Don't overlook the club route. CU Boulder's teams compete in the MCLA and WCLA, and you can read more about the women's program in our CU Buffs women's lacrosse coverage. The University of Denver, by contrast, fields a nationally prominent NCAA Division I men's program — a reminder that Colorado has college lacrosse across the full spectrum.

Building a Highlight Reel and Profile

Film is the currency of recruiting. A coach who can't watch you can't recruit you, so a clean highlight reel is non-negotiable:

  • Keep it short and front-loaded. Three to five minutes, best plays first. Coaches decide quickly.
  • Show the whole game. Goals are nice, but coaches want to see ground balls, defense, off-ball movement, and how you compete — not just finishes.
  • Add full-game film.
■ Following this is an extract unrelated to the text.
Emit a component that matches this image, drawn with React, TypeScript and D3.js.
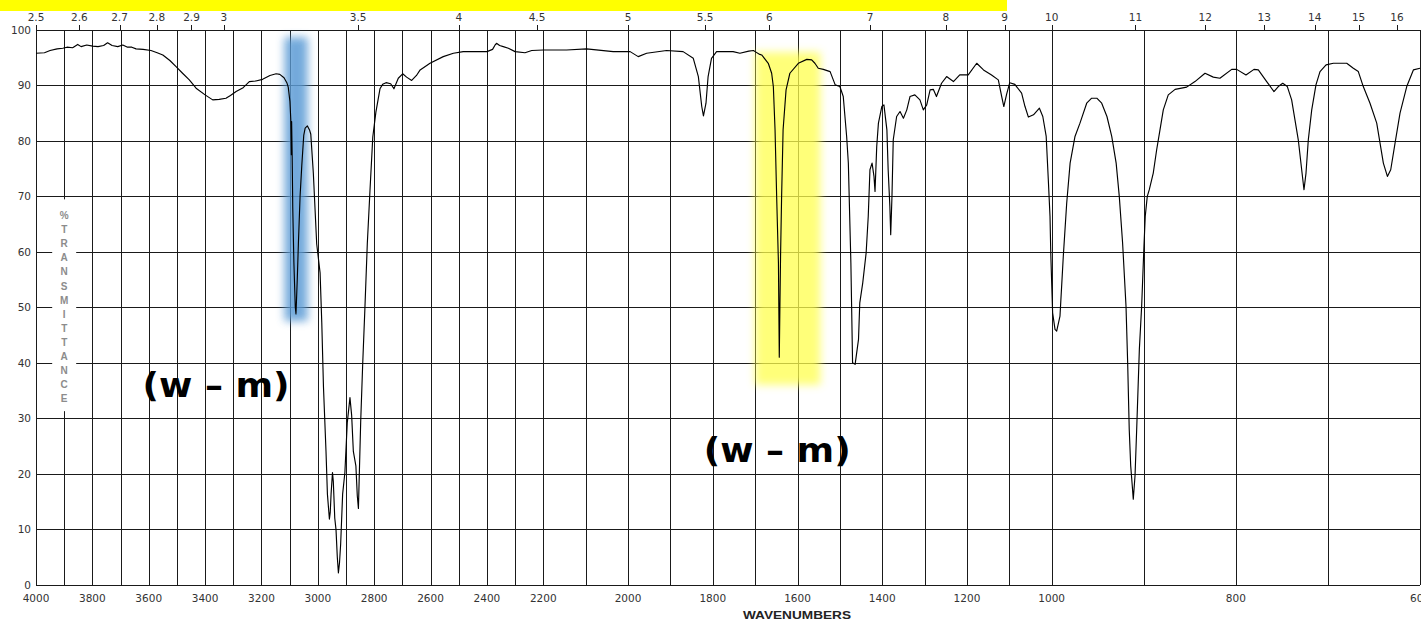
import React from "react";
import * as d3 from "d3";

// ---- Data ----
const wavenumbers = [
  4000, 3970, 3950, 3925, 3905, 3890, 3870, 3852, 3840, 3820, 3799, 3780, 3760, 3746, 3730, 3710, 3692, 3675, 3660, 3645,
  3620, 3592, 3570, 3550, 3525, 3503, 3480, 3456, 3432, 3400, 3373, 3350, 3326, 3310, 3290, 3265, 3243, 3220, 3196, 3170,
  3148, 3135, 3120, 3110, 3105, 3099, 3096, 3094, 3093, 3091, 3089, 3085, 3080, 3077.5, 3073, 3069, 3063, 3057, 3050, 3045,
  3037, 3029, 3025, 3016, 3004, 2992, 2986, 2980, 2971, 2966, 2959, 2956, 2953, 2948, 2945, 2940, 2935.5, 2931, 2927, 2923,
  2919, 2912, 2904, 2895.5, 2886, 2880, 2874, 2865, 2860, 2856, 2848, 2841, 2833, 2824.5, 2815, 2805, 2794, 2779.5, 2770, 2758,
  2741.5, 2730, 2714.5, 2699, 2685, 2667, 2650, 2637, 2602, 2555, 2519, 2484, 2400, 2380, 2371, 2366, 2355, 2342, 2324, 2300,
  2265, 2241, 2200, 2145, 2098, 2035, 1995, 1976, 1956, 1909, 1870, 1846, 1834, 1826, 1822, 1816, 1811, 1803, 1791, 1752,
  1736, 1715, 1704, 1700, 1689, 1684.5, 1669, 1661, 1657, 1653, 1649, 1645, 1643, 1640, 1637.5, 1634, 1627, 1618, 1598, 1578,
  1566.5, 1559, 1551, 1539, 1523, 1511, 1500, 1492, 1484, 1480, 1474, 1470, 1464, 1456, 1453, 1446, 1438, 1433, 1429, 1424,
  1419.5, 1417, 1413, 1409, 1401, 1396, 1389, 1386, 1382, 1380, 1377, 1374, 1366, 1358, 1350, 1342, 1334.5, 1323, 1311, 1303,
  1295, 1287, 1279.5, 1272, 1260, 1248, 1232, 1217, 1197, 1177, 1161, 1142, 1126, 1118, 1113, 1106.5, 1099, 1087, 1071, 1063,
  1055, 1043, 1029, 1021, 1013, 1008, 1004, 1002, 999, 996.4, 994.6, 991, 987.4, 983.7, 980, 974.7, 969.3, 962, 956.6, 951,
  945.7, 940, 934.8, 930, 926.6, 923, 919.3, 917.5, 915.8, 914.2, 912.5, 911.4, 909.5, 907.7, 904.8, 902.3, 899.8, 898.4, 896.2, 894,
  889.7, 886, 882.4, 878.8, 873.4, 866, 853.4, 844.4, 833.5, 824.5, 817.3, 804.5, 799.1, 789, 780.3, 775.6, 766.5, 758.6, 753.9, 749.1,
  744.1, 739.4, 735.8, 732.2, 728.5, 726, 723.8, 721.3, 717.6, 713, 708.6, 702, 694.1, 679.6, 672.4, 667, 661.6, 654.3, 647, 643.4,
  639.8, 635.4, 631.8, 627.1, 621.7, 614.4, 607.2, 600,
];
const transmittance = [
  95.8, 95.9, 96.3, 96.6, 96.7, 96.9, 96.8, 97.4, 97.0, 97.3, 97.1, 97.0, 97.2, 97.7, 97.2, 97.0, 97.3, 96.9, 96.9, 96.6,
  96.5, 96.3, 95.9, 95.5, 94.5, 93.4, 92.2, 91.0, 89.5, 88.3, 87.4, 87.5, 87.7, 88.2, 88.9, 89.6, 90.7, 90.8, 91.1, 91.8,
  92.1, 92.0, 91.4, 90.5, 89.7, 87.1, 83.9, 77.5, 83.5, 77, 68, 58.1, 50, 48.8, 55, 61.4, 70, 75.5, 81, 82.3,
  82.7, 81.9, 81.2, 74.2, 61.4, 56.2, 47.2, 35.6, 24.0, 16.3, 11.8, 13, 16.3, 20.2, 18.5, 12, 9.9, 5, 2.1, 4,
  7.3, 16.3, 20.2, 29.2, 33.7, 30.5, 24.0, 21.4, 16, 13.7, 29.2, 39.5, 49.8, 61.4, 71.0, 80.7, 85.2, 89.4, 90.2, 90.5,
  90.3, 89.4, 91.3, 92.1, 91.5, 90.9, 91.8, 92.8, 94.0, 95.2, 95.8, 96.1, 96.1, 96.5, 97.3, 97.6, 97.2, 97.0, 96.7, 96.1,
  95.9, 96.3, 96.4, 96.4, 96.6, 96.1, 96.1, 95.2, 95.8, 96.3, 96.1, 94.9, 91.6, 86.2, 84.5, 86.8, 91.6, 94.9, 96.1, 96.1,
  95.8, 96.2, 96.3, 96.1, 95.6, 95.5, 94.0, 92.2, 89.8, 82.0, 69.4, 58.0, 41.0, 59.2, 70, 82, 89.2, 92.2, 94.0, 94.7,
  94.6, 94.0, 93.1, 92.9, 92.5, 90.1, 89.8, 88.0, 80.8, 76, 58, 40, 39.7, 44.2, 50.8, 54.4, 59.8, 66.4, 74.8, 76,
  73.6, 70.9, 79, 83.2, 86.2, 86.5, 82, 74.8, 68.2, 63.1, 70, 80.2, 84.4, 85.3, 84.1, 85.6, 88, 88.3, 87.4, 85.6,
  86.5, 89.2, 89.3, 88, 90.4, 91.6, 90.7, 91.9, 91.9, 94.0, 92.8, 91.9, 91, 88, 86.2, 88.4, 90.5, 90.2, 88.6, 86.2,
  84.3, 84.7, 85.9, 84.4, 80.8, 73, 66.4, 59.2, 49, 46, 45.7, 48.4, 59.2, 68.8, 76, 80.8, 83.2, 86.8, 87.7, 87.7,
  86.8, 84.4, 80.8, 76, 70, 61.6, 50.2, 40, 28, 21.4, 17.8, 15.4, 19.6, 28, 42.4, 50.2, 61, 66.4, 70, 71.2,
  74.2, 78.4, 82, 85.6, 88.3, 89.3, 89.7, 90.7, 92.2, 91.5, 91.3, 92.9, 92.9, 91.9, 92.9, 92.8, 90.7, 88.9, 89.8, 90.4,
  89.8, 87.4, 83.8, 80.2, 74.8, 71.2, 74.2, 80.2, 85.6, 90.1, 92.5, 93.7, 94.0, 94.0, 93.1, 92.5, 89.8, 86.8, 83.2, 79.6,
  76, 73.6, 74.8, 79.6, 85, 89.8, 92.8, 93.1,
];

const bottomTickLabels = [4000, 3800, 3600, 3400, 3200, 3000, 2800, 2600, 2400, 2200, 2000, 1800, 1600, 1400, 1200, 1000, 800, 600];
const micronTickLabels = [2.5, 2.6, 2.7, 2.8, 2.9, 3, 3.5, 4, 4.5, 5, 5.5, 6, 7, 8, 9, 10, 11, 12, 13, 14, 15, 16];
const yTickLabels = [0, 10, 20, 30, 40, 50, 60, 70, 80, 90, 100];
const gridWavenumbers = d3.range(4000, 599, -100);
const yAxisTitle = "%TRANSMITTANCE";
const xAxisTitle = "WAVENUMBERS";

const highlightBands = [
  { wnFrom: 3118, wnTo: 3036, tTop: 98.7, tBottom: 47.5, color: "#5b9bd5", opacity: 0.85 },
  { wnFrom: 1700, wnTo: 1546, tTop: 96, tBottom: 36, color: "#ffff4d", opacity: 0.75 },
];
const annotationLabels = [
  { text: "(w – m)", wn: 3361, t: 33.8 },
  { text: "(w – m)", wn: 1648, t: 22.1 },
];

export default function App() {
  const W = 1421;
  const H = 621;
  const x = d3.scaleLinear().domain([4000, 2200, 1000, 600]).range([36, 543.3, 1051.7, 1420]);
  const y = d3.scaleLinear().domain([0, 100]).range([584.5, 30]);

  const pts = wavenumbers.map((w, i) => [w, transmittance[i]] as [number, number]);
  const line = d3
    .line<[number, number]>()
    .x((d) => x(d[0]))
    .y((d) => y(d[1]));

  const font = "'DejaVu Sans', Verdana, sans-serif";
  const gridColor = "#1a1a1a";
  const titleX = x(3900);
  const titleTop = 211;
  const titleStep = 14.1;

  return (
    <div style={{ position: "absolute", left: 0, top: 0, width: W, height: H, overflow: "hidden", background: "#fff" }}>
      <svg width={W} height={H} style={{ display: "block" }}>
        <defs>
          <filter id="soft" x="-50%" y="-20%" width="200%" height="140%">
            <feGaussianBlur stdDeviation="4" />
          </filter>
        </defs>
        <rect x={0} y={0} width={W} height={H} fill="#fff" />
        {/* top yellow bar */}
        <rect x={0} y={0} width={1007} height={11} fill="#ffff00" />

        {/* grid */}
        <g shapeRendering="crispEdges" stroke={gridColor} strokeWidth={1}>
          {gridWavenumbers.map((w) => (
            <line key={"v" + w} x1={Math.round(x(w)) + 0.5} x2={Math.round(x(w)) + 0.5} y1={y(100)} y2={y(0)} />
          ))}
          {yTickLabels.map((t) => (
            <line key={"h" + t} x1={x(4000)} x2={x(600)} y1={Math.round(y(t)) + 0.5} y2={Math.round(y(t)) + 0.5} />
          ))}
          {micronTickLabels.map((m) => (
            <line key={"mt" + m} x1={Math.round(x(10000 / m)) + 0.5} x2={Math.round(x(10000 / m)) + 0.5} y1={y(100) - 5} y2={y(100)} />
          ))}
        </g>

        {/* y-axis title box */}
        <rect x={titleX - 12} y={y(70) + 3} width={24} height={y(30) - y(70) - 10} fill="#fff" />
        {yAxisTitle.split("").map((ch, i) => (
          <text
            key={"yt" + i}
            x={titleX}
            y={titleTop + i * titleStep + 8}
            textAnchor="middle"
            fontFamily="'Liberation Sans', Arial, sans-serif"
            fontWeight="bold"
            fontSize={10}
            fill="#8c8c8c"
          >
            {ch}
          </text>
        ))}

        {/* highlight bands */}
        {highlightBands.map((b, i) => (
          <rect
            key={"hb" + i}
            x={x(b.wnFrom)}
            y={y(b.tTop)}
            width={x(b.wnTo) - x(b.wnFrom)}
            height={y(b.tBottom) - y(b.tTop)}
            fill={b.color}
            opacity={b.opacity}
            filter="url(#soft)"
          />
        ))}

        {/* spectrum */}
        <path d={line(pts) || ""} fill="none" stroke="#000" strokeWidth={1.15} strokeLinejoin="round" />

        {/* axis labels */}
        {yTickLabels.map((t) => (
          <text key={"yl" + t} x={31} y={y(t) + 4} textAnchor="end" fontFamily={font} fontSize={10.5} fill="#333">
            {t}
          </text>
        ))}
        {bottomTickLabels.map((w) => (
          <text key={"bl" + w} x={x(w)} y={602} textAnchor="middle" fontFamily={font} fontSize={10.5} fill="#333">
            {w}
          </text>
        ))}
        {micronTickLabels.map((m) => (
          <text key={"tl" + m} x={x(10000 / m)} y={21} textAnchor="middle" fontFamily={font} fontSize={10.5} fill="#333">
            {m}
          </text>
        ))}
        <text x={797} y={619} textAnchor="middle" fontFamily="'Liberation Sans', Arial, sans-serif" fontWeight="bold" fontSize={11.5} fill="#222" textLength={108} lengthAdjust="spacingAndGlyphs">
          {xAxisTitle}
        </text>

        {/* annotations */}
        {annotationLabels.map((a, i) => (
          <text
            key={"an" + i}
            x={x(a.wn)}
            y={y(a.t)}
            textAnchor="middle"
            fontFamily={font}
            fontWeight="bold"
            fontSize={33}
            fill="#000"
            textLength={147}
            lengthAdjust="spacingAndGlyphs"
          >
            {a.text}
          </text>
        ))}
      </svg>
    </div>
  );
}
Once a highlight clip earns interest, coaches want to see full games to evaluate you in context.
  • Make your profile easy. Name, position, grad year, height, club and high school teams, GPA and test scores, coach contact info, and your tournament schedule, all in one place.
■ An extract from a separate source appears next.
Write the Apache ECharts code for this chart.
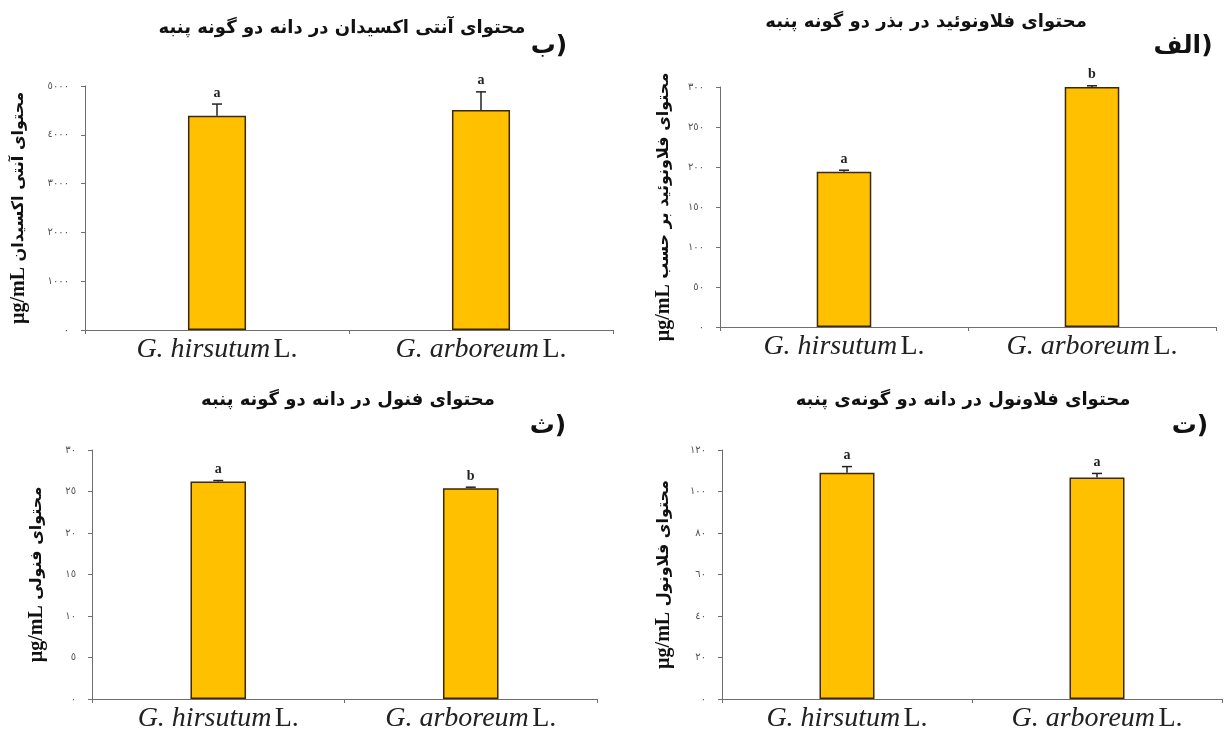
<!DOCTYPE html>
<html><head><meta charset="utf-8">
<script src="https://cdn.jsdelivr.net/npm/echarts@6/dist/echarts.min.js"></script>
<style>html,body{margin:0;padding:0;background:#fff}#c{width:1224px;height:733px;direction:ltr}</style>
</head><body><div id="c"></div>
<script>
// ---- data ----
const categories = ['G. hirsutum', 'G. arboreum'];
const authority = 'L.';

// ب) antioxidant content
const antioxMean = [4390, 4510];
const antioxErr = [240, 370];
const antioxLetters = ['a', 'a'];
const antioxAxis = [0, 5000, 1000];

// الف) flavonoid content
const flavonoidMean = [194, 300];
const flavonoidErr = [2, 1.5];
const flavonoidLetters = ['a', 'b'];
const flavonoidAxis = [0, 300, 50];

// ث) phenol content
const phenolMean = [26.2, 25.4];
const phenolErr = [0.12, 0.12];
const phenolLetters = ['a', 'b'];
const phenolAxis = [0, 30, 5];

// ت) flavonol content
const flavonolMean = [109, 106.7];
const flavonolErr = [3, 2];
const flavonolLetters = ['a', 'a'];
const flavonolAxis = [0, 120, 20];

const titles = [
  'محتوای آنتی اکسیدان در دانه دو گونه پنبه',
  'محتوای فلاونوئید در بذر دو گونه پنبه',
  'محتوای فنول در دانه دو گونه پنبه',
  'محتوای فلاونول در دانه دو گونه‌ی پنبه'
];
const panelTags = ['ب)', 'الف)', 'ث)', 'ت)'];
const unitText = 'µg/mL';
const yNames = [
  'محتوای آنتی اکسیدان',
  'محتوای فلاونوئید بر حسب',
  'محتوای فنولی',
  'محتوای فلاونول'
];

// ---- layout ----
const panels = [
  {mean: antioxMean, err: antioxErr, letters: antioxLetters, axis: antioxAxis,
   grid: {left: 85, top: 86, width: 528, height: 244}, nameGap: 56,
   title: [342, 28], tag: [549, 46]},
  {mean: flavonoidMean, err: flavonoidErr, letters: flavonoidLetters, axis: flavonoidAxis,
   grid: {left: 720, top: 87, width: 496, height: 240}, nameGap: 46,
   title: [926, 22], tag: [1183, 46]},
  {mean: phenolMean, err: phenolErr, letters: phenolLetters, axis: phenolAxis,
   grid: {left: 92, top: 450, width: 505, height: 252}, nameGap: 45,
   title: [348, 400], tag: [548, 426]},
  {mean: flavonolMean, err: flavonolErr, letters: flavonolLetters, axis: flavonolAxis,
   grid: {left: 722, top: 450, width: 500, height: 252}, nameGap: 48,
   title: [963, 400], tag: [1190, 426]}
];

const arabicDigits = '٠١٢٣٤٥٦٧٨٩';
const toArabic = v => String(v).replace(/\d/g, d => arabicDigits[d]);

const grids = [], xAxes = [], yAxes = [], series = [], graphics = [];
panels.forEach((p, k) => {
  grids.push(Object.assign({containLabel: false}, p.grid));
  xAxes.push({
    type: 'category', gridIndex: k, data: categories,
    axisLine: {lineStyle: {color: '#6e6e6e', width: 1}},
    axisTick: {show: true, length: 4, lineStyle: {color: '#6e6e6e'}},
    axisLabel: {
      margin: 6,
      formatter: v => '{i|' + v + '} {n|' + authority + '}',
      rich: {
        i: {fontFamily: 'Liberation Serif', fontStyle: 'italic', fontSize: 28, color: '#222'},
        n: {fontFamily: 'Liberation Serif', fontSize: 28, color: '#222'}
      }
    }
  });
  yAxes.push({
    type: 'value', gridIndex: k, min: p.axis[0], max: p.axis[1], interval: p.axis[2],
    name: '{u|' + unitText + '} {a|' + yNames[k] + '}',
    nameLocation: 'middle', nameRotate: 90, nameGap: p.nameGap,
    nameTextStyle: {
      fontFamily: 'DejaVu Sans', fontWeight: 'bold', fontSize: 16, color: '#111',
      rich: {
        u: {fontFamily: 'Liberation Serif', fontWeight: 'bold', fontSize: 20, color: '#111'},
        a: {fontFamily: 'DejaVu Sans', fontWeight: 'bold', fontSize: 16, color: '#111'}
      }
    },
    axisLine: {show: true, lineStyle: {color: '#6e6e6e', width: 1}},
    axisTick: {show: true, length: 4, lineStyle: {color: '#6e6e6e'}},
    splitLine: {show: false},
    axisLabel: {margin: 16, fontFamily: 'DejaVu Sans', fontSize: 10, color: '#555', formatter: toArabic}
  });
  series.push({
    type: 'bar', xAxisIndex: k, yAxisIndex: k, data: p.mean, barWidth: '22%',
    itemStyle: {color: '#FFC000', borderColor: '#3a2808', borderWidth: 1.5},
    animation: false
  });
  series.push({
    type: 'custom', xAxisIndex: k, yAxisIndex: k, clip: false, animation: false,
    data: p.mean.map((m, i) => [i, m, p.err[i]]),
    renderItem: (params, api) => {
      const i = api.value(0), m = api.value(1), e = api.value(2);
      const b = api.coord([i, m]);
      const t = api.coord([i, m + e]);
      const st = {stroke: '#222', lineWidth: 1.5};
      return {type: 'group', children: [
        {type: 'line', shape: {x1: b[0], y1: b[1], x2: t[0], y2: t[1]}, style: st},
        {type: 'line', shape: {x1: t[0] - 5, y1: t[1], x2: t[0] + 5, y2: t[1]}, style: st},
        {type: 'text', x: t[0], y: t[1] - 4, style: {
          text: p.letters[i], align: 'center', verticalAlign: 'bottom',
          font: 'bold 14px "Liberation Serif"', fill: '#222'}}
      ]};
    }
  });
  graphics.push({type: 'text', x: p.title[0], y: p.title[1], style: {
    text: titles[k], align: 'center', verticalAlign: 'middle',
    font: 'bold 18px "DejaVu Sans"', fill: '#111'}});
  graphics.push({type: 'text', x: p.tag[0], y: p.tag[1], style: {
    text: panelTags[k], align: 'center', verticalAlign: 'middle',
    font: 'bold 25px "DejaVu Sans"', fill: '#111'}});
});

const chart = echarts.init(document.getElementById('c'), null, {renderer: 'canvas'});
chart.setOption({
  backgroundColor: '#ffffff',
  animation: false,
  grid: grids, xAxis: xAxes, yAxis: yAxes, series: series, graphic: graphics
});
</script></body></html>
Camps, Showcases, and Tournaments

In-person evaluation is where recruiting gets real. Prospect camps at specific schools put you directly in front of that program's coaches. Larger showcases and recruiting tournaments draw coaches from many programs at once. For a Colorado player, a mix of both — targeted camps at schools you love, plus a showcase or two for broad exposure — is the efficient approach. Our summer camps guide covers how to find and choose camps near Boulder.

Academics and Eligibility

Recruiting and admissions move together. Strong grades and test scores expand your options at every level, and at the academically selective D-III schools they're often the deciding factor. Players targeting NCAA Division I or II must meet eligibility requirements and register with the NCAA Eligibility Center — start that paperwork in your junior year rather than scrambling as a senior. Treat your transcript as part of your recruiting profile, because coaches absolutely do.

Common Mistakes to Avoid

A few recurring errors trip up Colorado families, and all of them are avoidable:

  • Aiming at only one level. Players who fixate on Division I and ignore D-III, MCLA, and club programs often end up with no place to play. Build a list that spans levels, with realistic "reach," "match," and "safety" schools.
  • Sending mass, generic emails. A copy-pasted message to fifty coaches reads as exactly that. A short, specific note that names the program and explains why you're a fit gets far more responses than a blast.
  • Neglecting grades. Recruiting and admissions are linked at every level, and at the academically selective schools your transcript is the deciding factor. Treating academics as separate from recruiting closes doors quietly.
  • Starting too late. A player who waits until senior year to think about film, camps, and outreach has missed the most active part of the timeline. Even if the formal contact rules push first conversations later, the preparation has to start earlier.
  • Outsourcing everything to a service. Paid recruiting services can help organize the process, but coaches recruit players, not profiles. Your film, your play, and your own outreach do the real work.

Avoid those five and you're ahead of a lot of recruits who have more talent but less of a plan.

The Colorado Path

Colorado players have a strong in-state foundation to launch from. The CHSAA high school season is your primary competitive stage — play well there and your high school coach becomes a valuable advocate. From there the paths fan out: NCAA programs across the country, the MCLA and WCLA club ranks, and in-state options from CU Boulder's club teams to Division I lacrosse at the University of Denver. For more on the high school landscape you're competing in, see our Colorado high school lacrosse guide.

Recruiting is a marathon, not a sprint. Start early, get on film, target honestly, and keep your grades up — and a Boulder County player who does the work has real options at the next level.